Exercise
Return verbatim everything from the first line through the line that contains "['0', '0.0005', '0.001', '0.0015', '0.002', '0.0025', '0.003'];", and stop there.
++++
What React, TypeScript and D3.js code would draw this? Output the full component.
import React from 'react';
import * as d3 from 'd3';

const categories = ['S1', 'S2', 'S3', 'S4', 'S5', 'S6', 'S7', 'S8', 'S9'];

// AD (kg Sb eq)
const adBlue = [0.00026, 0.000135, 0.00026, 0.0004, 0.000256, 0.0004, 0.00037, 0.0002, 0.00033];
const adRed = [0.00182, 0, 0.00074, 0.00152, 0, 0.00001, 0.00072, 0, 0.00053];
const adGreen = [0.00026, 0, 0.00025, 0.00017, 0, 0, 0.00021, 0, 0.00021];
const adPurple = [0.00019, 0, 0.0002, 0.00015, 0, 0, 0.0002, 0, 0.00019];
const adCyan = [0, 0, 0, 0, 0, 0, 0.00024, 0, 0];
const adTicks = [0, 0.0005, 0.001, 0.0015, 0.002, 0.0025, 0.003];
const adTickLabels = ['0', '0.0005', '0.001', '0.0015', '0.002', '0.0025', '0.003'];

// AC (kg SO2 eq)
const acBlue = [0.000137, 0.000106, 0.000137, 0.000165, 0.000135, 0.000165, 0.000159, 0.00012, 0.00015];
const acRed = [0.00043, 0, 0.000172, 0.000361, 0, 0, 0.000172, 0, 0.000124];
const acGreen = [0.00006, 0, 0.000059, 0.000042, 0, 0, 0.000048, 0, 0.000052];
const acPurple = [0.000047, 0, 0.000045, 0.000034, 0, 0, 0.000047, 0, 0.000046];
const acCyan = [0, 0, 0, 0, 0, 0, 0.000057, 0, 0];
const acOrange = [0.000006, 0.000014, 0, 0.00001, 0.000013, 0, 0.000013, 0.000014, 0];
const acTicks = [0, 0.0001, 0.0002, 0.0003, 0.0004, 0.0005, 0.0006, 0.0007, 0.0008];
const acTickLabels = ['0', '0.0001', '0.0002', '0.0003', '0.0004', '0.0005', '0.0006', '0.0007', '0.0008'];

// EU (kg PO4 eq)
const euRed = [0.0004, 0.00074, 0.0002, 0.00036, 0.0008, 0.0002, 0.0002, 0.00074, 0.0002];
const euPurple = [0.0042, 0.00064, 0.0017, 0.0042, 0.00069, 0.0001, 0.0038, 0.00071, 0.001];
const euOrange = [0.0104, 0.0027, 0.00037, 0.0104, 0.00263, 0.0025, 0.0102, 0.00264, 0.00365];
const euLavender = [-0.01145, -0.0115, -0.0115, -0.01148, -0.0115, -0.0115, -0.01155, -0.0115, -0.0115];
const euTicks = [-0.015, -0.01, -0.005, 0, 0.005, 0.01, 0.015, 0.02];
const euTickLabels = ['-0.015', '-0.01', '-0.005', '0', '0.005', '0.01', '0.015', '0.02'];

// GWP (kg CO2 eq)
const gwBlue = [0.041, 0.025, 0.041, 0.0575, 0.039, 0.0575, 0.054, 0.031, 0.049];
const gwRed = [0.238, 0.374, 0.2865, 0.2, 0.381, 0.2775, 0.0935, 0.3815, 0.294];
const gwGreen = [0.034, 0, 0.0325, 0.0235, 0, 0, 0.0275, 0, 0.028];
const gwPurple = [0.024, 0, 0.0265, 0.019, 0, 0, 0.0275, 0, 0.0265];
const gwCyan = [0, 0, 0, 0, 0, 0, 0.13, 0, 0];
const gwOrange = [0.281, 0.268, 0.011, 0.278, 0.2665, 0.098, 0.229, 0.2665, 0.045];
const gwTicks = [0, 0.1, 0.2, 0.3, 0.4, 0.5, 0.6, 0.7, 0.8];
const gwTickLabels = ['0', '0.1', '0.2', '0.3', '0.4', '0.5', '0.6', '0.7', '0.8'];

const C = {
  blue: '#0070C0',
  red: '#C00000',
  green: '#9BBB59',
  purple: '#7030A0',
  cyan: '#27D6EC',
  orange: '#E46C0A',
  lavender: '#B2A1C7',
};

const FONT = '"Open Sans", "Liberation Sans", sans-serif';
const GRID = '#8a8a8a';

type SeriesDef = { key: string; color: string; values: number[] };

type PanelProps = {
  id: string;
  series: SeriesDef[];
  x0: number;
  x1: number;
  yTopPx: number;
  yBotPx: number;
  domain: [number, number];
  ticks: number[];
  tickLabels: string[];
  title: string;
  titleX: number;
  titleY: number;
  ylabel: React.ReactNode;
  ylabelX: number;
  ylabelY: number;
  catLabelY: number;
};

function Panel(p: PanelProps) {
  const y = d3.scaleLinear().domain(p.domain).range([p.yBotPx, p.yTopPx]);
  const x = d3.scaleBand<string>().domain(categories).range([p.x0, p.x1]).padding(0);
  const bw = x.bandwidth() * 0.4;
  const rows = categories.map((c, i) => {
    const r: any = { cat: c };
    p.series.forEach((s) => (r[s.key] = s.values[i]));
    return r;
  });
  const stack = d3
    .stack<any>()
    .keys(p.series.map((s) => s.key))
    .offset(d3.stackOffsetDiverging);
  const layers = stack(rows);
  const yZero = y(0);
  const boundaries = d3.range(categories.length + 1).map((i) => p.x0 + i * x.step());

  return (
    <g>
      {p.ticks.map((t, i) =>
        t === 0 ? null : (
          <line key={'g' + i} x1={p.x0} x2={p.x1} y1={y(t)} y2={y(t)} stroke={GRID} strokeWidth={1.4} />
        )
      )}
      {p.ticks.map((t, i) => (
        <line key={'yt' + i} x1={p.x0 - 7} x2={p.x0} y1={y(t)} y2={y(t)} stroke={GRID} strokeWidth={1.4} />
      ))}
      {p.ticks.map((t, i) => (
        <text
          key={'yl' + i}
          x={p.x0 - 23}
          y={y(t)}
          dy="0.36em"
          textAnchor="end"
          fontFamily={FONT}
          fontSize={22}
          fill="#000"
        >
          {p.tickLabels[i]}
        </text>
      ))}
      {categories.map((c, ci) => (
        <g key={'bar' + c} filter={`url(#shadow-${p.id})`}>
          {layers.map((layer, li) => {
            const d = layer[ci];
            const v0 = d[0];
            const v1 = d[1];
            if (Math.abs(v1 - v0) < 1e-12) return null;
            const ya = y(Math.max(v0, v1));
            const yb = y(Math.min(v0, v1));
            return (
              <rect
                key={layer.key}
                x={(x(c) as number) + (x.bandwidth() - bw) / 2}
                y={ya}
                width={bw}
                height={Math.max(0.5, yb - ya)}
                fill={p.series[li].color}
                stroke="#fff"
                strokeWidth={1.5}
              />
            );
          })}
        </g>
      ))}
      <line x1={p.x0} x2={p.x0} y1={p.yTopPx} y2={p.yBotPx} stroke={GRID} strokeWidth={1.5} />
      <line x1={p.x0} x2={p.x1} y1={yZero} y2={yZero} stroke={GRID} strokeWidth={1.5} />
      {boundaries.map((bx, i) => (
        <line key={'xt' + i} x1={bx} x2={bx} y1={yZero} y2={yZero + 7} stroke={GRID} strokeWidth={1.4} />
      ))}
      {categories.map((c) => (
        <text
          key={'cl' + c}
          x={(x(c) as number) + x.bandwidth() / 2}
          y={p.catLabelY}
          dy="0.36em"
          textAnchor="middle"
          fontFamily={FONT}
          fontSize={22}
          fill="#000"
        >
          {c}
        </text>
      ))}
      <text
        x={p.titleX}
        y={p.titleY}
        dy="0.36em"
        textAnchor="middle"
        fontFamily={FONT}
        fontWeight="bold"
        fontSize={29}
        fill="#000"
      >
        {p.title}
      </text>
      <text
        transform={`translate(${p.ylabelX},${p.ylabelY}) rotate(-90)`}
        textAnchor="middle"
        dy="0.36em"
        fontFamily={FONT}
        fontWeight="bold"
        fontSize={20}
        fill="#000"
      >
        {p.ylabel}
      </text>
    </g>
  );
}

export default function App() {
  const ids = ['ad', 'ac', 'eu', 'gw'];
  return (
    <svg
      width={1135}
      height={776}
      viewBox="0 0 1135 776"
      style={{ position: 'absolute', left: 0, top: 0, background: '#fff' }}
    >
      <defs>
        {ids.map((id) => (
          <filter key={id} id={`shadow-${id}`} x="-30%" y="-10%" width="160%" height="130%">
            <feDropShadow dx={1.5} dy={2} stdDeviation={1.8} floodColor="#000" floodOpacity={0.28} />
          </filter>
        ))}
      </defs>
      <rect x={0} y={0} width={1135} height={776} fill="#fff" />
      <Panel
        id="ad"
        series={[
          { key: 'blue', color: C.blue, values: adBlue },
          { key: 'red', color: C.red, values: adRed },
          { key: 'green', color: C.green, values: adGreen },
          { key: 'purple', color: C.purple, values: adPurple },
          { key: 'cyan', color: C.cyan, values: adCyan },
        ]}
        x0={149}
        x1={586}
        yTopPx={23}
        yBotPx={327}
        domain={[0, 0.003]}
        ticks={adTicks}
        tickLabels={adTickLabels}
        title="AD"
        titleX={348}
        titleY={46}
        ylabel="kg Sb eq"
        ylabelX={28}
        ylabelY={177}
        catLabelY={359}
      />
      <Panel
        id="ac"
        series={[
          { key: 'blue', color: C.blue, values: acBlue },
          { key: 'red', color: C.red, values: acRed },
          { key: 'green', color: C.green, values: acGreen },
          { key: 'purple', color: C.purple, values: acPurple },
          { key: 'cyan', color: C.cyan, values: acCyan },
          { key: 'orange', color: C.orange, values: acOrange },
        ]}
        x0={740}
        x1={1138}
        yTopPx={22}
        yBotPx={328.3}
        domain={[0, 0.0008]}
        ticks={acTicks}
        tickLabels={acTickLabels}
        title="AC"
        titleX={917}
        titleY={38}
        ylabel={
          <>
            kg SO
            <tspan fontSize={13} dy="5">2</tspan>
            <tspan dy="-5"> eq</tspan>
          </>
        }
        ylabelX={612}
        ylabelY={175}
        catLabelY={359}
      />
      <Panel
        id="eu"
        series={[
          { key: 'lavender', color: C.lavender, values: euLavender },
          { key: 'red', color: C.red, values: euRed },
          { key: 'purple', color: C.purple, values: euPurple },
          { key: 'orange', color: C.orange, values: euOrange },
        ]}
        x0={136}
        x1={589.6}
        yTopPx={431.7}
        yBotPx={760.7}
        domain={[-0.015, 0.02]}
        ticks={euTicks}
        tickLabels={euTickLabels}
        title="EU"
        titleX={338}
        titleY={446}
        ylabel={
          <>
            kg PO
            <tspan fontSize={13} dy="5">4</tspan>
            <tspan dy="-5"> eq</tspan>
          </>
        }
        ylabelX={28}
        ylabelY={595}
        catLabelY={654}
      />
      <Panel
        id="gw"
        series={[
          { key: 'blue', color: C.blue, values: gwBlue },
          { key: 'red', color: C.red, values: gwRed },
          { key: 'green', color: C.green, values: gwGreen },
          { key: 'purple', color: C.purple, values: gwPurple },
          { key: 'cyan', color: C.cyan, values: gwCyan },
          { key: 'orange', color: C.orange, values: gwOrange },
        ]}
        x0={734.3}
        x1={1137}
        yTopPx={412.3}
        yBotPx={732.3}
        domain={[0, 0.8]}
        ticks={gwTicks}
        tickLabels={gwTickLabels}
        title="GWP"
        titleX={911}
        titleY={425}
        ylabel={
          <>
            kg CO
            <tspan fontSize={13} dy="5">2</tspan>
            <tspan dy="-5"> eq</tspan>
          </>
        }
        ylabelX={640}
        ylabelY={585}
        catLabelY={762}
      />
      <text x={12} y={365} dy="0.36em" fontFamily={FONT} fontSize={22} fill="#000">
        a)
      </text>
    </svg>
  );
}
++++
Result for this exercise
What React, TypeScript and D3.js code would draw this? Output the full component.
import React from 'react';
import * as d3 from 'd3';

const categories = ['S1', 'S2', 'S3', 'S4', 'S5', 'S6', 'S7', 'S8', 'S9'];

// AD (kg Sb eq)
const adBlue = [0.00026, 0.000135, 0.00026, 0.0004, 0.000256, 0.0004, 0.00037, 0.0002, 0.00033];
const adRed = [0.00182, 0, 0.00074, 0.00152, 0, 0.00001, 0.00072, 0, 0.00053];
const adGreen = [0.00026, 0, 0.00025, 0.00017, 0, 0, 0.00021, 0, 0.00021];
const adPurple = [0.00019, 0, 0.0002, 0.00015, 0, 0, 0.0002, 0, 0.00019];
const adCyan = [0, 0, 0, 0, 0, 0, 0.00024, 0, 0];
const adTicks = [0, 0.0005, 0.001, 0.0015, 0.002, 0.0025, 0.003];
const adTickLabels = ['0', '0.0005', '0.001', '0.0015', '0.002', '0.0025', '0.003'];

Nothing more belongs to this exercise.